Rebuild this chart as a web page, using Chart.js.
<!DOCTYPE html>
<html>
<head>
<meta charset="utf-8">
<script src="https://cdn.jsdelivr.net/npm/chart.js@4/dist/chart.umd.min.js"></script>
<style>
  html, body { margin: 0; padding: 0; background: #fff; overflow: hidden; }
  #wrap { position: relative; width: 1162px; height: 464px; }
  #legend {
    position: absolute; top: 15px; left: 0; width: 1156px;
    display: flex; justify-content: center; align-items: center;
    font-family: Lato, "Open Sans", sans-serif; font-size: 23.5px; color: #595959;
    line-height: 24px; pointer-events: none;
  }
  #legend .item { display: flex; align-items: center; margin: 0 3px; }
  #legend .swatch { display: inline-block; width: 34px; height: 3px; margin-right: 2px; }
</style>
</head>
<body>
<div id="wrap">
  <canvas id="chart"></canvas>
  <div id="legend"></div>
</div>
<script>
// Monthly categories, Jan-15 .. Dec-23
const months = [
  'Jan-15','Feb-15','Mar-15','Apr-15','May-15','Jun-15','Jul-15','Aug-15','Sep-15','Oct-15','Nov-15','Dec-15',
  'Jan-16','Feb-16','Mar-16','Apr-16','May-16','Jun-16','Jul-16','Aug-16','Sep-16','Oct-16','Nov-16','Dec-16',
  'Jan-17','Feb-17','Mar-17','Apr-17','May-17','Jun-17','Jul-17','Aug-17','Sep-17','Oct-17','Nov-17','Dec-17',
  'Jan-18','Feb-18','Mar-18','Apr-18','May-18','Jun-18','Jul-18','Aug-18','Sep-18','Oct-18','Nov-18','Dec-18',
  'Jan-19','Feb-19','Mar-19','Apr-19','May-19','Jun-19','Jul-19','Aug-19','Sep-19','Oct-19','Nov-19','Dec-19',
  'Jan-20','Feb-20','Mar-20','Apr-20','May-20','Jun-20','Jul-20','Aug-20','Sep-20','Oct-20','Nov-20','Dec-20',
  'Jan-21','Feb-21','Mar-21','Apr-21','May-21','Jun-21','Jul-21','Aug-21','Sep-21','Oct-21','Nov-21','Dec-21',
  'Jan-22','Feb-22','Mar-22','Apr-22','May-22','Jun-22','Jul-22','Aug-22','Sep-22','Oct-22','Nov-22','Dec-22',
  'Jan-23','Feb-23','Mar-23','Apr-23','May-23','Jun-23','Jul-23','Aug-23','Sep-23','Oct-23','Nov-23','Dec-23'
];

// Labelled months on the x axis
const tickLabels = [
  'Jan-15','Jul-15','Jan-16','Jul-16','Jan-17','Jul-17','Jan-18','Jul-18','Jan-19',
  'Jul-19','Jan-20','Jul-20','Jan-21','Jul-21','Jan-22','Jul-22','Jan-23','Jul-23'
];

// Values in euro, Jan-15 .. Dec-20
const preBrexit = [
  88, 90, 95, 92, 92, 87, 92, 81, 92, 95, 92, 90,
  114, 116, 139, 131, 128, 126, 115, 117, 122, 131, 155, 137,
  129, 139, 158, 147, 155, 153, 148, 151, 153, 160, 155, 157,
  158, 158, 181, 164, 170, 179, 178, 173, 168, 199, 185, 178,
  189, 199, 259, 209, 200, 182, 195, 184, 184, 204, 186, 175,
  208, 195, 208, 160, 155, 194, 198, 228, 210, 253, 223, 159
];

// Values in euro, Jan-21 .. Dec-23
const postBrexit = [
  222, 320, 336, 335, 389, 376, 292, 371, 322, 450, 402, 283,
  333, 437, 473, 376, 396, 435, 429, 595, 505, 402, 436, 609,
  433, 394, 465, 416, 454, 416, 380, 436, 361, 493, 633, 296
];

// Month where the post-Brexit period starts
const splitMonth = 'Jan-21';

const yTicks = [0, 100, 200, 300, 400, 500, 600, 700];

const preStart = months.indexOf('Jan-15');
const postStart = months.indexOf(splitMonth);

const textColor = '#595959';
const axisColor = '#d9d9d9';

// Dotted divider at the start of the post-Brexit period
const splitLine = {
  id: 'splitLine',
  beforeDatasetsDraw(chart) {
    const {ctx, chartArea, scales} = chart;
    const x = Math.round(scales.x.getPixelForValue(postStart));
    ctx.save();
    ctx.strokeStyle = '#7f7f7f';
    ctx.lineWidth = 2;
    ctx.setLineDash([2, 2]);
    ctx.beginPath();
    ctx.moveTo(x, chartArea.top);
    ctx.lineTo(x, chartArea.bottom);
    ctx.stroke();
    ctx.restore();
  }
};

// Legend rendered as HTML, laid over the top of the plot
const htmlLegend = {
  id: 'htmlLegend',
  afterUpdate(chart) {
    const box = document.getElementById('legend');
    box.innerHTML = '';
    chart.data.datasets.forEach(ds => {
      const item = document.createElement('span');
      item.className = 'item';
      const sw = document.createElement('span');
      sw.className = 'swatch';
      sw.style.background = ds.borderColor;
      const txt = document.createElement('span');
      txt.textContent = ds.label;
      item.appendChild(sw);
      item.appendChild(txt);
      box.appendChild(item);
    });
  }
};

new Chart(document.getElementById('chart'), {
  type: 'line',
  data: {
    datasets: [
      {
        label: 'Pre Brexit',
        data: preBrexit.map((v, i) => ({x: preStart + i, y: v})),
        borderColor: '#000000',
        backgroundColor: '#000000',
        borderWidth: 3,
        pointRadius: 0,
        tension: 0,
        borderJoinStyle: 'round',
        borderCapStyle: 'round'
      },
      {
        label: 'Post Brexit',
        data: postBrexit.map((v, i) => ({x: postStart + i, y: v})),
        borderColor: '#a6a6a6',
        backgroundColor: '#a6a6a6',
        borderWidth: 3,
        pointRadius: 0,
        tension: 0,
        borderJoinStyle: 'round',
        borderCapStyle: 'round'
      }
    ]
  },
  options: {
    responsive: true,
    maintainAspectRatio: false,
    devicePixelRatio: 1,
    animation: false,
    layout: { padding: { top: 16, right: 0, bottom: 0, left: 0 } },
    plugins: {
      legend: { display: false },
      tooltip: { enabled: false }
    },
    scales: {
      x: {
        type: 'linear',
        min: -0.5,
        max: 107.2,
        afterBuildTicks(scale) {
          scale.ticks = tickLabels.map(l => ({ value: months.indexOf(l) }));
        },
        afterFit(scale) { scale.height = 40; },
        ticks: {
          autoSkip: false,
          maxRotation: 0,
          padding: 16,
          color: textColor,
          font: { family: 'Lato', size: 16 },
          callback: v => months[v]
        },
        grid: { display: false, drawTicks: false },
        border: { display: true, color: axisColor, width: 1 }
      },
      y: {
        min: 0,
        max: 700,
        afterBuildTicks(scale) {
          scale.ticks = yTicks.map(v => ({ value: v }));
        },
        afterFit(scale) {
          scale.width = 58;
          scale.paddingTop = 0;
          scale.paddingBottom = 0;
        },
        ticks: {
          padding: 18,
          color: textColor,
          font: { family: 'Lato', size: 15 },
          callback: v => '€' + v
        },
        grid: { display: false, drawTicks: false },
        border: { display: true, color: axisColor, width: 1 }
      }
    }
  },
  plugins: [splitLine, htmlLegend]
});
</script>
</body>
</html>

- [OBJECTIVE] Output all of the material exactly as written.

- [TASK OUTPUT]
Rebuild this chart as a web page, using Chart.js.
<!DOCTYPE html>
<html>
<head>
<meta charset="utf-8">
<script src="https://cdn.jsdelivr.net/npm/chart.js@4/dist/chart.umd.min.js"></script>
<style>
  html, body { margin: 0; padding: 0; background: #fff; overflow: hidden; }
  #wrap { position: relative; width: 1162px; height: 464px; }
  #legend {
    position: absolute; top: 15px; left: 0; width: 1156px;
    display: flex; justify-content: center; align-items: center;
    font-family: Lato, "Open Sans", sans-serif; font-size: 23.5px; color: #595959;
    line-height: 24px; pointer-events: none;
  }
  #legend .item { display: flex; align-items: center; margin: 0 3px; }
  #legend .swatch { display: inline-block; width: 34px; height: 3px; margin-right: 2px; }
</style>
</head>
<body>
<div id="wrap">
  <canvas id="chart"></canvas>
  <div id="legend"></div>
</div>
<script>
// Monthly categories, Jan-15 .. Dec-23
const months = [
  'Jan-15','Feb-15','Mar-15','Apr-15','May-15','Jun-15','Jul-15','Aug-15','Sep-15','Oct-15','Nov-15','Dec-15',
  'Jan-16','Feb-16','Mar-16','Apr-16','May-16','Jun-16','Jul-16','Aug-16','Sep-16','Oct-16','Nov-16','Dec-16',
  'Jan-17','Feb-17','Mar-17','Apr-17','May-17','Jun-17','Jul-17','Aug-17','Sep-17','Oct-17','Nov-17','Dec-17',
  'Jan-18','Feb-18','Mar-18','Apr-18','May-18','Jun-18','Jul-18','Aug-18','Sep-18','Oct-18','Nov-18','Dec-18',
  'Jan-19','Feb-19','Mar-19','Apr-19','May-19','Jun-19','Jul-19','Aug-19','Sep-19','Oct-19','Nov-19','Dec-19',
  'Jan-20','Feb-20','Mar-20','Apr-20','May-20','Jun-20','Jul-20','Aug-20','Sep-20','Oct-20','Nov-20','Dec-20',
  'Jan-21','Feb-21','Mar-21','Apr-21','May-21','Jun-21','Jul-21','Aug-21','Sep-21','Oct-21','Nov-21','Dec-21',
  'Jan-22','Feb-22','Mar-22','Apr-22','May-22','Jun-22','Jul-22','Aug-22','Sep-22','Oct-22','Nov-22','Dec-22',
  'Jan-23','Feb-23','Mar-23','Apr-23','May-23','Jun-23','Jul-23','Aug-23','Sep-23','Oct-23','Nov-23','Dec-23'
];

// Labelled months on the x axis
const tickLabels = [
  'Jan-15','Jul-15','Jan-16','Jul-16','Jan-17','Jul-17','Jan-18','Jul-18','Jan-19',
  'Jul-19','Jan-20','Jul-20','Jan-21','Jul-21','Jan-22','Jul-22','Jan-23','Jul-23'
];

// Values in euro, Jan-15 .. Dec-20
const preBrexit = [
  88, 90, 95, 92, 92, 87, 92, 81, 92, 95, 92, 90,
  114, 116, 139, 131, 128, 126, 115, 117, 122, 131, 155, 137,
  129, 139, 158, 147, 155, 153, 148, 151, 153, 160, 155, 157,
  158, 158, 181, 164, 170, 179, 178, 173, 168, 199, 185, 178,
  189, 199, 259, 209, 200, 182, 195, 184, 184, 204, 186, 175,
  208, 195, 208, 160, 155, 194, 198, 228, 210, 253, 223, 159
];

// Values in euro, Jan-21 .. Dec-23
const postBrexit = [
  222, 320, 336, 335, 389, 376, 292, 371, 322, 450, 402, 283,
  333, 437, 473, 376, 396, 435, 429, 595, 505, 402, 436, 609,
  433, 394, 465, 416, 454, 416, 380, 436, 361, 493, 633, 296
];

// Month where the post-Brexit period starts
const splitMonth = 'Jan-21';

const yTicks = [0, 100, 200, 300, 400, 500, 600, 700];

const preStart = months.indexOf('Jan-15');
const postStart = months.indexOf(splitMonth);

const textColor = '#595959';
const axisColor = '#d9d9d9';

// Dotted divider at the start of the post-Brexit period
const splitLine = {
  id: 'splitLine',
  beforeDatasetsDraw(chart) {
    const {ctx, chartArea, scales} = chart;
    const x = Math.round(scales.x.getPixelForValue(postStart));
    ctx.save();
    ctx.strokeStyle = '#7f7f7f';
    ctx.lineWidth = 2;
    ctx.setLineDash([2, 2]);
    ctx.beginPath();
    ctx.moveTo(x, chartArea.top);
    ctx.lineTo(x, chartArea.bottom);
    ctx.stroke();
    ctx.restore();
  }
};

// Legend rendered as HTML, laid over the top of the plot
const htmlLegend = {
  id: 'htmlLegend',
  afterUpdate(chart) {
    const box = document.getElementById('legend');
    box.innerHTML = '';
    chart.data.datasets.forEach(ds => {
      const item = document.createElement('span');
      item.className = 'item';
      const sw = document.createElement('span');
      sw.className = 'swatch';
      sw.style.background = ds.borderColor;
      const txt = document.createElement('span');
      txt.textContent = ds.label;
      item.appendChild(sw);
      item.appendChild(txt);
      box.appendChild(item);
    });
  }
};

new Chart(document.getElementById('chart'), {
  type: 'line',
  data: {
    datasets: [
      {
        label: 'Pre Brexit',
        data: preBrexit.map((v, i) => ({x: preStart + i, y: v})),
        borderColor: '#000000',
        backgroundColor: '#000000',
        borderWidth: 3,
        pointRadius: 0,
        tension: 0,
        borderJoinStyle: 'round',
        borderCapStyle: 'round'
      },
      {
        label: 'Post Brexit',
        data: postBrexit.map((v, i) => ({x: postStart + i, y: v})),
        borderColor: '#a6a6a6',
        backgroundColor: '#a6a6a6',
        borderWidth: 3,
        pointRadius: 0,
        tension: 0,
        borderJoinStyle: 'round',
        borderCapStyle: 'round'
      }
    ]
  },
  options: {
    responsive: true,
    maintainAspectRatio: false,
    devicePixelRatio: 1,
    animation: false,
    layout: { padding: { top: 16, right: 0, bottom: 0, left: 0 } },
    plugins: {
      legend: { display: false },
      tooltip: { enabled: false }
    },
    scales: {
      x: {
        type: 'linear',
        min: -0.5,
        max: 107.2,
        afterBuildTicks(scale) {
          scale.ticks = tickLabels.map(l => ({ value: months.indexOf(l) }));
        },
        afterFit(scale) { scale.height = 40; },
        ticks: {
          autoSkip: false,
          maxRotation: 0,
          padding: 16,
          color: textColor,
          font: { family: 'Lato', size: 16 },
          callback: v => months[v]
        },
        grid: { display: false, drawTicks: false },
        border: { display: true, color: axisColor, width: 1 }
      },
      y: {
        min: 0,
        max: 700,
        afterBuildTicks(scale) {
          scale.ticks = yTicks.map(v => ({ value: v }));
        },
        afterFit(scale) {
          scale.width = 58;
          scale.paddingTop = 0;
          scale.paddingBottom = 0;
        },
        ticks: {
          padding: 18,
          color: textColor,
          font: { family: 'Lato', size: 15 },
          callback: v => '€' + v
        },
        grid: { display: false, drawTicks: false },
        border: { display: true, color: axisColor, width: 1 }
      }
    }
  },
  plugins: [splitLine, htmlLegend]
});
</script>
</body>
</html>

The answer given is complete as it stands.